The article below deals with the idea that cash gives us more privacy and more control over how we spend it.

The health food chain Tossed has just opened the UK’s first cashless cafe. It’s another step towards the death of cash.
This is nothing new. The casting of coins made shells, whales’ teeth and other such primitive forms of money redundant. The printing press did the same for precious metals: we started using paper notes instead. Electronic banking put paid to the cheque. Contactless payment is now doing the same to cash, which is becoming less and less convenient. In the marketplace convenience usually wins.
That’s fine as long as people are making this choice freely. What concerns me is the unofficial war on cash that is going on, e.g. the suspicion with which you are treated if you ever use large sums of cash. I’m not sure the consequences have been properly considered.
We already live in a world that is about as unequal as it gets.  My worry is that a cashless society may exacerbate inequality even further.
It will hand more power to the banks and related companies. Do we want this sector to have yet more power and influence?
In a world without cash, every payment you make will be traceable. Do you want governments (which are not always benevolent), banks or payment processors to have potential access to that information? The power this would hand them is enormous and the potential scope for Orwellian levels of surveillance is terrifying.
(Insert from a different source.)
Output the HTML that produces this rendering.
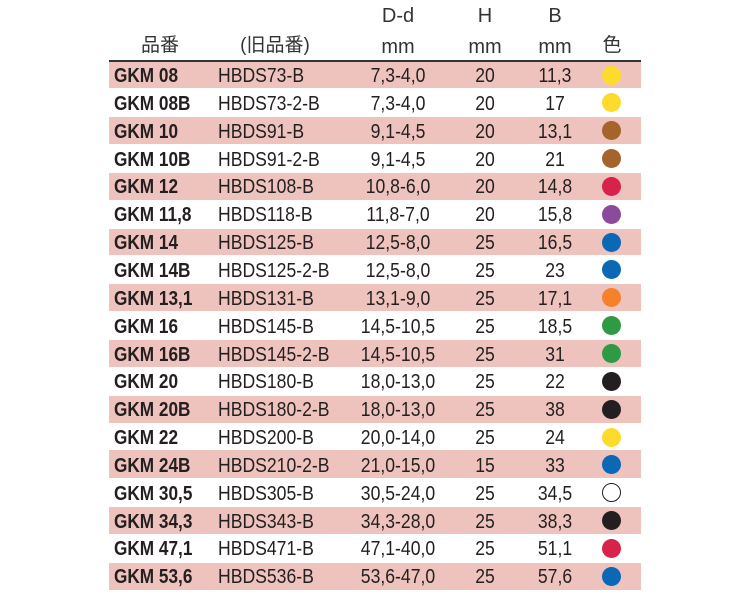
<!DOCTYPE html>
<html><head><meta charset="utf-8"><style>
body{margin:0;width:750px;height:596px;background:#fff;position:relative;overflow:hidden;font-family:"Liberation Sans","Noto Sans CJK JP",sans-serif;color:#231f20}
.band{position:absolute;left:109px;width:532px;background:#efc3bd}
.t{position:absolute;font-size:20px;line-height:20px;white-space:nowrap}
.l{transform:scaleX(.88);transform-origin:left center}
.c{width:120px;text-align:center;transform:scaleX(.88);transform-origin:center center}
.b{font-weight:bold;transform:scaleX(.86)}
.dot{position:absolute;width:19px;height:19px;border-radius:50%}
.h{position:absolute;font-size:20px;line-height:20px;width:120px;text-align:center;color:#333}
</style></head><body>
<div style="position:absolute;left:109px;top:60px;width:532px;height:1.5px;background:#333"></div>
<div class="h" style="left:338px;top:6px">D-d</div>
<div class="h" style="left:425px;top:6px">H</div>
<div class="h" style="left:495px;top:6px">B</div>
<div class="h" style="left:100px;top:36px;font-size:19px">品番</div>
<div class="h" style="left:215px;top:36px;font-size:19px">(旧品番)</div>
<div class="h" style="left:338px;top:37px">mm</div>
<div class="h" style="left:425px;top:37px">mm</div>
<div class="h" style="left:495px;top:37px">mm</div>
<div class="h" style="left:552px;top:36px;font-size:19px">色</div>
<div id="rows"></div>
<script>
var d=[["GKM 08","HBDS73-B","7,3-4,0","20","11,3","#fddb2c"],
["GKM 08B","HBDS73-2-B","7,3-4,0","20","17","#fddb2c"],
["GKM 10","HBDS91-B","9,1-4,5","20","13,1","#a5642b"],
["GKM 10B","HBDS91-2-B","9,1-4,5","20","21","#a5642b"],
["GKM 12","HBDS108-B","10,8-6,0","20","14,8","#d7224c"],
["GKM 11,8","HBDS118-B","11,8-7,0","20","15,8","#8a4b9c"],
["GKM 14","HBDS125-B","12,5-8,0","25","16,5","#0a68b4"],
["GKM 14B","HBDS125-2-B","12,5-8,0","25","23","#0a68b4"],
["GKM 13,1","HBDS131-B","13,1-9,0","25","17,1","#f5822a"],
["GKM 16","HBDS145-B","14,5-10,5","25","18,5","#2f9a46"],
["GKM 16B","HBDS145-2-B","14,5-10,5","25","31","#2f9a46"],
["GKM 20","HBDS180-B","18,0-13,0","25","22","#231f20"],
["GKM 20B","HBDS180-2-B","18,0-13,0","25","38","#231f20"],
["GKM 22","HBDS200-B","20,0-14,0","25","24","#fddb2c"],
["GKM 24B","HBDS210-2-B","21,0-15,0","15","33","#0a68b4"],
["GKM 30,5","HBDS305-B","30,5-24,0","25","34,5","#fff"],
["GKM 34,3","HBDS343-B","34,3-28,0","25","38,3","#231f20"],
["GKM 47,1","HBDS471-B","47,1-40,0","25","51,1","#d7224c"],
["GKM 53,6","HBDS536-B","53,6-47,0","25","57,6","#0a68b4"]];
var h="",rh=27.85;
d.forEach(function(r,i){var y=61.5+i*rh,ty=y+4.5;
if(i%2==0||i==14)h+='<div class="band" style="top:'+y+'px;height:'+(rh-1)+'px"></div>';
if(i==14)h+='<div class="band" style="top:'+(y-1)+'px;height:2px"></div>';
h+='<div class="t l b" style="left:114px;top:'+ty+'px">'+r[0]+'</div>';
h+='<div class="t l" style="left:218px;top:'+ty+'px">'+r[1]+'</div>';
h+='<div class="t c" style="left:338px;top:'+ty+'px">'+r[2]+'</div>';
h+='<div class="t c" style="left:425px;top:'+ty+'px">'+r[3]+'</div>';
h+='<div class="t c" style="left:495px;top:'+ty+'px">'+r[4]+'</div>';
h+='<div class="dot" style="left:602px;top:'+(y+4)+'px;background:'+r[5]+(r[5]=="#fff"?';box-sizing:border-box;border:1px solid #231f20':'')+'"></div>';
});
document.getElementById("rows").innerHTML=h;
</script>
</body></html>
Cash, on the other hand, empowers its users. It enables them to buy and sell without being dependent on anyone else. They can stay outside the financial system, if so desired.
There are many reasons to want this. In 2008 many rushed to take their money out of the banks. If the financial system really was close to breaking point, then such actions are justified. When Cyprus’s banks teetered on the cliff of financial disaster in 2011, ordinary people’s money in deposit accounts was sequestered to bail out the system. If your life savings were threatened with confiscation to bail out a corporation you considered profligate, you too would rush to withdraw them.
There are legitimate reasons to want to exit the system. I’m not saying we should all take our money out of the bank, but that we should all have the option to. Cash gives you that option.
Cash has its uses for private transactions, and not all of them are illegal. Small businesses starting out need the cash economy. Poor people need the cash economy. The war on cash is a war on them.
If you listen to the scaremongering, you’d start to think that all cash users are either criminals, tax evaders or terrorists. Sure, some use cash to evade tax, but it’s paltry compared to the tax avoidance schemes Google and Facebook have employed. Google doesn’t use cash to avoid tax. It’s all done via legislative means.
Cash means total financial inclusion, a luxury the better-off take for granted. Without financial inclusion – and there will always be some who, for whatever reason, won’t have it – you are trapped in poverty. So beware the war on cash.